Five stars usually accompanies descriptions of great ambience and tasty food with unique ingredients, an obvious
no-brainer that gets added to our list. 2.5 stars? Hard pass. After thorough research, our decisions were final, and we
pieced together the schedule of restaurant visits for the upcoming days to satisfy our stomachs and hearts.

My preoccupation with numbers transcends my review of local fare and permeates the bones of my private practice. As a
newer business owner 10 years ago, I made most of my decisions based on feel with little reliance on hard data. This
process led to limited growth, reduced confidence in financial decisions, and little profit. Through my experience with
Peer2Peer Networks, guidance by a fantastic numbers-oriented mentor, and ample practice with building and reading
spreadsheets, I have gained an appreciation and hearty respect for the information benchmarks and data gleans on the
functionality of a private practice. Implementing regular data review has not only resulted in an overwhelming increase
in profit margin, but most important, reassures me that the decisions I make are sound and responsible. This, in turn,
translates to improved buy-in from my team and an enhanced ability to communicate my mission and values to customers.
Numbers certainly don’t define who we are, but much like the addition of spice to a good meal, they add flavor and
context.

This month’s issue of Impact offers depictions of data in ways you could never imagine. From harnessing the basics of
Connie Jeon’s online-only feature, “Financial Literacy,” to diving deep with Scott Hebert on “Lifetime Value: The
Missing Link in Your Practice’s Growth Strategy,” you’ll find the information necessary to satisfy your numbers craving.
And if you’re one of those practitioners who believes looking at numbers will make you a cold-hearted business person,
PLEASE take a moment to read Russ Certo’s piece, which shows how he used data to impact underserved communities. Like a
menu, there are options for every palate in this issue.

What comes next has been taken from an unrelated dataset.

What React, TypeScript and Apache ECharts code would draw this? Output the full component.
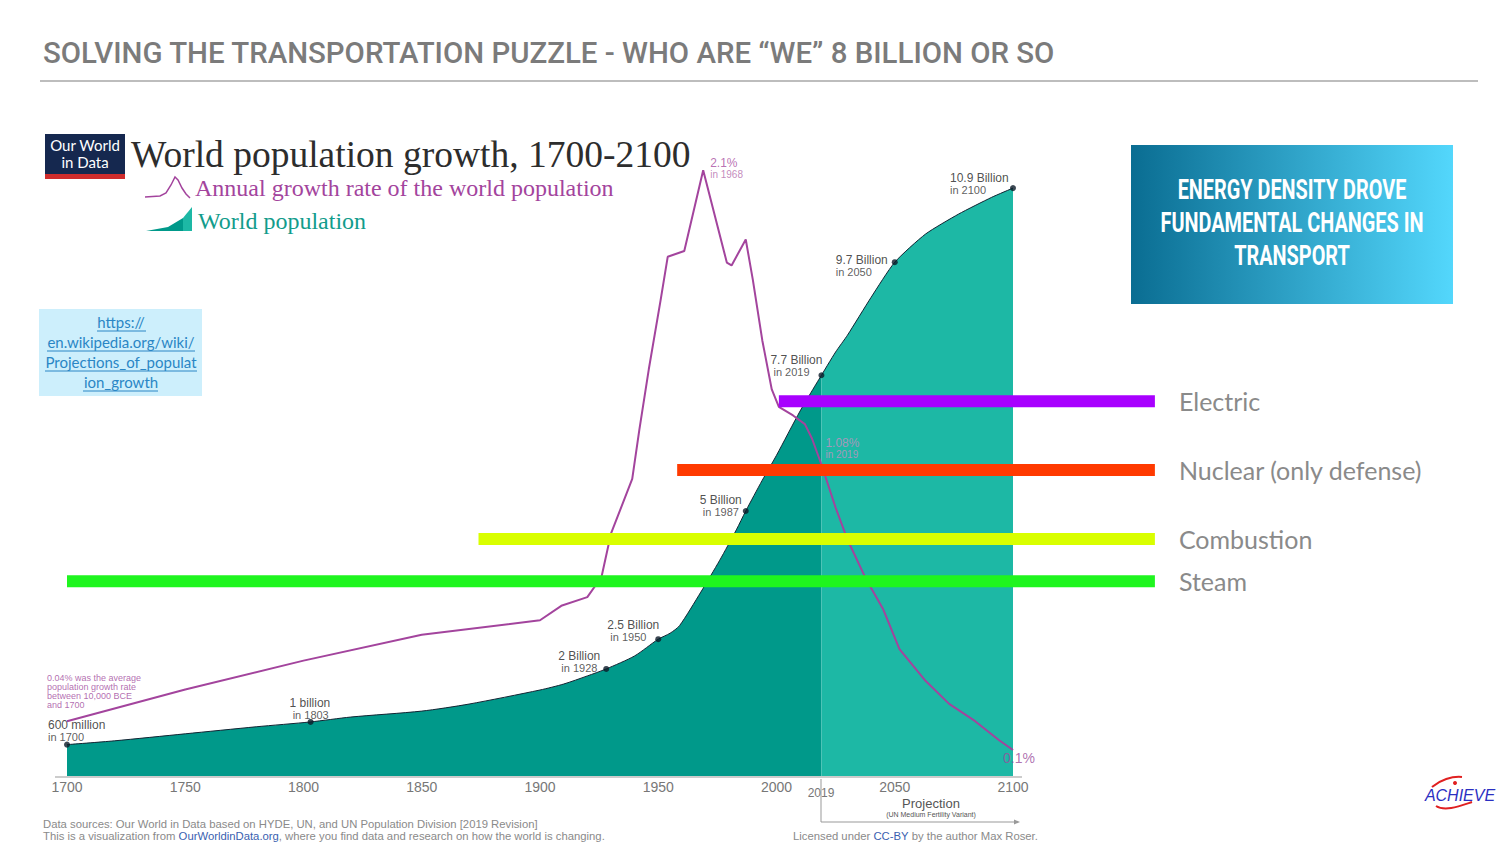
import React, { useEffect, useRef } from 'react';
import * as echarts from 'echarts';

// ---------- DATA ----------
const histYears = [1700, 1720, 1750, 1780, 1803, 1820, 1850, 1870, 1900, 1910, 1920, 1928, 1940, 1950, 1955, 1959, 1968, 1976, 1983, 1987, 1994, 2000, 2010, 2019];
const histPop = [0.58, 0.65, 0.78, 0.91, 1.0, 1.09, 1.2, 1.33, 1.59, 1.7, 1.85, 1.98, 2.22, 2.53, 2.64, 2.78, 3.4, 3.99, 4.55, 4.9, 5.47, 5.93, 6.75, 7.41];

const projYears = [2019, 2025, 2030, 2040, 2050, 2063, 2077, 2091, 2100];
const projPop = [7.41, 7.84, 8.15, 8.85, 9.5, 10.02, 10.39, 10.7, 10.87];

const rateYears = [1700, 1750, 1800, 1850, 1900, 1909, 1920, 1926, 1930, 1939, 1942, 1946, 1951, 1954, 1961, 1969, 1979, 1981, 1987, 1990, 1994, 1998, 2001, 2007, 2012, 2015, 2019, 2025, 2030, 2038, 2045, 2052, 2063, 2073, 2084, 2094, 2100];
const rates = [0.19, 0.3, 0.4, 0.49, 0.54, 0.59, 0.62, 0.69, 0.84, 1.03, 1.2, 1.41, 1.65, 1.8, 1.82, 2.1, 1.78, 1.77, 1.86, 1.72, 1.51, 1.34, 1.28, 1.25, 1.22, 1.17, 1.08, 0.93, 0.82, 0.68, 0.58, 0.44, 0.33, 0.25, 0.19, 0.125, 0.09];

const milestoneYears = [1700, 1803, 1928, 1950, 1987, 2019, 2050, 2100];
const milestonePop = [0.58, 1.0, 1.98, 2.53, 4.9, 7.41, 9.5, 10.87];
const milestoneTitles = ['600 million', '1 billion', '2 Billion', '2.5 Billion', '5 Billion', '7.7 Billion', '9.7 Billion', '10.9 Billion'];
const milestoneSubs = ['in 1700', 'in 1803', 'in 1928', 'in 1950', 'in 1987', 'in 2019', 'in 2050', 'in 2100'];

const rateNoteYears = [1700, 1969, 2019, 2100];
const rateNoteValues = [0.19, 2.1, 1.08, 0.09];
const rateNoteTexts = [
  '0.04% was the average\npopulation growth rate\nbetween 10,000 BCE\nand 1700',
  '2.1%\nin 1968',
  '1.08%\nin 2019',
  '0.1%',
];

const energyNames = ['Electric', 'Nuclear (only defense)', 'Combustion', 'Steam'];
const energyStart = [2001, 1958, 1874, 1700];
const energyEnd = [2160, 2160, 2160, 2160];
const energyLevel = [6.93, 5.66, 4.38, 3.6];

const xTickMin = 1700;
const xTickMax = 2100;
const xTickStep = 50;

// ---------- STYLE / LAYOUT ----------
const sans = '"Liberation Sans", Arial, sans-serif';
const serif = '"Liberation Serif", "Times New Roman", serif';
const lato = 'Lato, "Open Sans", sans-serif';
const energyColors = ['#a800ff', '#ff3a00', '#d9ff00', '#1ff51f'];
const milestoneLabelPos = [[-16, -23], [-18, -22], [-45, -16], [-48, -17], [-43, -14], [-48, -18], [-56, -5], [-60, -13]];
const milestoneIndent = [false, true, true, true, true, true, false, false];
const rateNotePos = [[-19, -47], [8, -12], [5, -26], [-9, 2]];

export default function App() {
  const ref = useRef<HTMLDivElement>(null);
  useEffect(() => {
    document.body.style.margin = '0';
    const chart = echarts.init(ref.current!, null, { renderer: 'svg' });

    const rateNoteLabels = [
      { fontSize: 9, lineHeight: 9, color: '#a0489c' },
      { rich: { a: { fontSize: 12, lineHeight: 12, color: '#a74ca0', fontFamily: sans }, b: { fontSize: 10, lineHeight: 11, color: '#b46cac', fontFamily: sans } } },
      { rich: { a: { fontSize: 12, lineHeight: 12, color: '#c98fc2', fontFamily: sans }, b: { fontSize: 10, lineHeight: 11, color: '#c98fc2', fontFamily: sans } } },
      { fontSize: 14, color: '#9c4e9c' },
    ];

    const option: any = {
      animation: false,
      backgroundColor: '#ffffff',
      grid: { left: 67, right: 489, top: 127, bottom: 74 },
      xAxis: {
        type: 'value',
        min: xTickMin,
        max: xTickMax,
        interval: xTickStep,
        axisLine: { show: false },
        axisTick: { show: false },
        splitLine: { show: false },
        axisLabel: { color: '#777', fontSize: 14, fontFamily: sans, margin: 4, formatter: (v: number) => String(v) },
      },
      yAxis: [
        { type: 'value', min: 0, max: 12, show: false },
        { type: 'value', min: 0, max: 2.25, show: false },
      ],
      series: [
        {
          type: 'line',
          name: 'World population',
          data: histYears.map((y, i) => [y, histPop[i]]),
          showSymbol: false,
          smooth: 0.25,
          lineStyle: { color: '#142433', width: 1 },
          areaStyle: { color: '#00998a', opacity: 1 },
          z: 1,
        },
        {
          type: 'line',
          name: 'Projection',
          data: projYears.map((y, i) => [y, projPop[i]]),
          showSymbol: false,
          smooth: 0.2,
          lineStyle: { color: '#142433', width: 1 },
          areaStyle: { color: '#1db8a5', opacity: 1 },
          z: 1,
        },
        {
          type: 'line',
          name: 'Annual growth rate of the world population',
          yAxisIndex: 1,
          data: rateYears.map((y, i) => [y, rates[i]]),
          showSymbol: false,
          lineStyle: { color: '#a3449d', width: 2 },
          z: 3,
        },
        {
          type: 'custom',
          name: 'Energy',
          clip: false,
          data: energyNames.map((n, i) => [energyStart[i], energyEnd[i], energyLevel[i]]),
          encode: { x: [0, 1], y: 2 },
          renderItem: (params: any, api: any) => {
            const s = api.coord([api.value(0), api.value(2)]);
            const e = api.coord([api.value(1), api.value(2)]);
            const h = 12;
            return {
              type: 'group',
              children: [
                { type: 'rect', shape: { x: s[0], y: s[1] - h / 2, width: e[0] - s[0], height: h }, style: { fill: energyColors[params.dataIndex] } },
                {
                  type: 'text',
                  x: e[0] + 24,
                  y: s[1],
                  style: { text: energyNames[params.dataIndex], fill: '#8a8a8a', fontSize: 25, fontFamily: lato, verticalAlign: 'middle', align: 'left' },
                },
              ],
            };
          },
          z: 4,
        },
        {
          type: 'scatter',
          name: 'Milestones',
          symbolSize: 6,
          itemStyle: { color: '#0b1a28' },
          z: 5,
          label: {
            show: true,
            rich: {
              a: { fontSize: 12, lineHeight: 12, color: '#222', fontFamily: sans },
              b: { fontSize: 11, lineHeight: 12, color: '#333', fontFamily: sans },
            },
          },
          data: milestoneYears.map((y, i) => ({
            value: [y, milestonePop[i]],
            label: {
              position: milestoneLabelPos[i],
              formatter: `{a|${milestoneTitles[i]}}\n{b|${milestoneIndent[i] ? ' ' : ''}${milestoneSubs[i]}}`,
            },
          })),
        },
        {
          type: 'scatter',
          name: 'Rate notes',
          yAxisIndex: 1,
          symbolSize: 2,
          itemStyle: { color: 'rgba(0,0,0,0)' },
          z: 5,
          data: rateNoteYears.map((y, i) => {
            const lines = rateNoteTexts[i].split('\n');
            const base: any = rateNoteLabels[i];
            const formatter = base.rich && lines.length === 2 ? `{a|${lines[0]}}\n{b|${lines[1]}}` : rateNoteTexts[i];
            return {
              value: [y, rateNoteValues[i]],
              label: { show: true, position: rateNotePos[i], fontFamily: sans, formatter, ...base },
            };
          }),
        },
      ],
      graphic: [
        // page title
        { type: 'text', x: 43, y: 53, scaleX: 1.015, style: { text: 'SOLVING THE TRANSPORTATION PUZZLE - WHO ARE “WE” 8 BILLION OR SO', fill: '#7b7b7b', fontSize: 29, fontWeight: 500, fontFamily: 'Roboto', verticalAlign: 'middle', align: 'left' } },
        { type: 'line', shape: { x1: 40, y1: 81, x2: 1478, y2: 81 }, style: { stroke: '#bdbdbd', lineWidth: 2 } },
        // OWID logo
        { type: 'rect', shape: { x: 45, y: 134, width: 80, height: 41 }, style: { fill: '#15284f' } },
        { type: 'rect', shape: { x: 45, y: 174, width: 80, height: 5 }, style: { fill: '#cf2c2c' } },
        { type: 'text', x: 85, y: 145, style: { text: 'Our World', fill: '#fff', fontSize: 15, fontFamily: lato, align: 'center', verticalAlign: 'middle' } },
        { type: 'text', x: 85, y: 162, style: { text: 'in Data', fill: '#fff', fontSize: 15, fontFamily: lato, align: 'center', verticalAlign: 'middle' } },
        // chart title
        { type: 'text', x: 131, y: 154, style: { text: 'World population growth, 1700-2100', fill: '#2d2d2d', fontSize: 37.5, fontFamily: serif, verticalAlign: 'middle', align: 'left' } },
        // legend
        { type: 'polyline', shape: { points: [[145, 197], [160, 196], [166, 193], [171, 185], [175, 177], [178, 180], [182, 188], [186, 194], [190, 198]] }, style: { stroke: '#a3449d', lineWidth: 1.5, fill: 'none' } },
        { type: 'text', x: 195, y: 188, style: { text: 'Annual growth rate of the world population', fill: '#a3449d', fontSize: 24, fontFamily: serif, verticalAlign: 'middle', align: 'left' } },
        { type: 'polygon', shape: { points: [[146, 231], [168, 227], [183, 218], [183, 231]] }, style: { fill: '#00998a' } },
        { type: 'polygon', shape: { points: [[183, 218], [192, 207], [192, 231], [183, 231]] }, style: { fill: '#1db8a5' } },
        { type: 'text', x: 198, y: 221, style: { text: 'World population', fill: '#129c8c', fontSize: 24, fontFamily: serif, verticalAlign: 'middle', align: 'left' } },
        // wikipedia box
        { type: 'rect', shape: { x: 39, y: 309, width: 163, height: 87 }, style: { fill: '#cdeffc' } },
        { type: 'text', x: 121, y: 322, style: { text: 'https://', fill: '#2a86c5', fontSize: 15, fontFamily: lato, align: 'center', verticalAlign: 'middle' } },
        { type: 'text', x: 121, y: 342, style: { text: 'en.wikipedia.org/wiki/', fill: '#2a86c5', fontSize: 15, fontFamily: lato, align: 'center', verticalAlign: 'middle' } },
        { type: 'text', x: 121, y: 362, style: { text: 'Projections_of_populat', fill: '#2a86c5', fontSize: 15, fontFamily: lato, align: 'center', verticalAlign: 'middle' } },
        { type: 'text', x: 121, y: 382, style: { text: 'ion_growth', fill: '#2a86c5', fontSize: 15, fontFamily: lato, align: 'center', verticalAlign: 'middle' } },
        { type: 'line', shape: { x1: 97, y1: 331, x2: 146, y2: 331 }, style: { stroke: '#2a86c5', lineWidth: 1 } },
        { type: 'line', shape: { x1: 47, y1: 351, x2: 195, y2: 351 }, style: { stroke: '#2a86c5', lineWidth: 1 } },
        { type: 'line', shape: { x1: 45, y1: 371, x2: 197, y2: 371 }, style: { stroke: '#2a86c5', lineWidth: 1 } },
        { type: 'line', shape: { x1: 83, y1: 391, x2: 158, y2: 391 }, style: { stroke: '#2a86c5', lineWidth: 1 } },
        // right box
        {
          type: 'rect',
          shape: { x: 1131, y: 145, width: 322, height: 159 },
          style: { fill: new echarts.graphic.LinearGradient(0, 0, 1, 0, [{ offset: 0, color: '#0a6d92' }, { offset: 1, color: '#53d7fc' }]) },
        },
        { type: 'text', x: 1292, y: 189, scaleX: 0.71, style: { text: 'ENERGY DENSITY DROVE', fill: '#fff', fontSize: 28, fontWeight: 'bold', fontFamily: 'Roboto', align: 'center', verticalAlign: 'middle' } },
        { type: 'text', x: 1292, y: 222, scaleX: 0.71, style: { text: 'FUNDAMENTAL CHANGES IN', fill: '#fff', fontSize: 28, fontWeight: 'bold', fontFamily: 'Roboto', align: 'center', verticalAlign: 'middle' } },
        { type: 'text', x: 1292, y: 255, scaleX: 0.71, style: { text: 'TRANSPORT', fill: '#fff', fontSize: 28, fontWeight: 'bold', fontFamily: 'Roboto', align: 'center', verticalAlign: 'middle' } },
        // axis line
        { type: 'line', shape: { x1: 55, y1: 777, x2: 1022, y2: 777 }, style: { stroke: '#cccccc', lineWidth: 2 } },
        // projection marker
        { type: 'polyline', shape: { points: [[821, 779], [821, 822], [1014, 822]] }, style: { stroke: '#999', lineWidth: 1, fill: 'none' } },
        { type: 'polygon', shape: { points: [[1014, 819.5], [1020, 822], [1014, 824.5]] }, style: { fill: '#999' } },
        { type: 'text', x: 821, y: 793, style: { text: '2019', fill: '#777', fontSize: 12, fontFamily: sans, align: 'center', verticalAlign: 'middle' } },
        { type: 'text', x: 931, y: 803, style: { text: 'Projection', fill: '#555', fontSize: 13, fontFamily: sans, align: 'center', verticalAlign: 'middle' } },
        { type: 'text', x: 931, y: 814, style: { text: '(UN Medium Fertility Variant)', fill: '#555', fontSize: 7, fontFamily: sans, align: 'center', verticalAlign: 'middle' } },
        // sources
        { type: 'text', x: 43, y: 824, style: { text: 'Data sources: Our World in Data based on HYDE, UN, and UN Population Division [2019 Revision]', fill: '#8a8a8a', fontSize: 11.3, fontFamily: sans, verticalAlign: 'middle', align: 'left' } },
        {
          type: 'text', x: 43, y: 836,
          style: {
            text: '{g|This is a visualization from }{l|OurWorldinData.org}{g|, where you find data and research on how the world is changing.}',
            rich: { g: { fill: '#8a8a8a', fontSize: 11.3, fontFamily: sans }, l: { fill: '#3a5fb0', fontSize: 11.3, fontFamily: sans } },
            verticalAlign: 'middle', align: 'left',
          },
        },
        {
          type: 'text', x: 793, y: 836,
          style: {
            text: '{g|Licensed under }{l|CC-BY}{g| by the author Max Roser.}',
            rich: { g: { fill: '#8a8a8a', fontSize: 11.3, fontFamily: sans }, l: { fill: '#3a5fb0', fontSize: 11.3, fontFamily: sans } },
            verticalAlign: 'middle', align: 'left',
          },
        },
        // Achieve logo
        { type: 'bezierCurve', shape: { x1: 1432, y1: 787, x2: 1462, y2: 777, cpx1: 1440, cpy1: 780, cpx2: 1452, cpy2: 776 }, style: { stroke: '#e02020', lineWidth: 2, fill: 'none' } },
        { type: 'circle', shape: { cx: 1455, cy: 783, r: 2 }, style: { fill: '#e02020' } },
        { type: 'bezierCurve', shape: { x1: 1436, y1: 806, x2: 1472, y2: 802, cpx1: 1445, cpy1: 812, cpx2: 1460, cpy2: 806 }, style: { stroke: '#e02020', lineWidth: 2, fill: 'none' } },
        { type: 'text', x: 1460, y: 795, style: { text: 'ACHIEVE', fill: '#2b2fc2', fontSize: 16, fontStyle: 'italic', fontFamily: sans, align: 'center', verticalAlign: 'middle' } },
      ],
    };
    chart.setOption(option);
    return () => chart.dispose();
  }, []);
  return <div ref={ref} style={{ position: 'absolute', left: 0, top: 0, width: 1502, height: 850, background: '#fff' }} />;
}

Our profession’s diligence in using research to justify care matches well with our business focus to use data to drive
financial decisions. And our section resources offer varied guidance through webinars, past Impact articles, and
mentors. If you’re new to numbers, don’t be afraid to dive in and find the combination of data that gives you the best
information. Like tasting a new dish, you can determine whether the combination of flavors suits you and modify the
recipe to yield your best results. Back in the day I never appreciated the world of information that data could provide
my practice, however now, I crave all the numbers I can sink my teeth into. Bon appetit, my friends!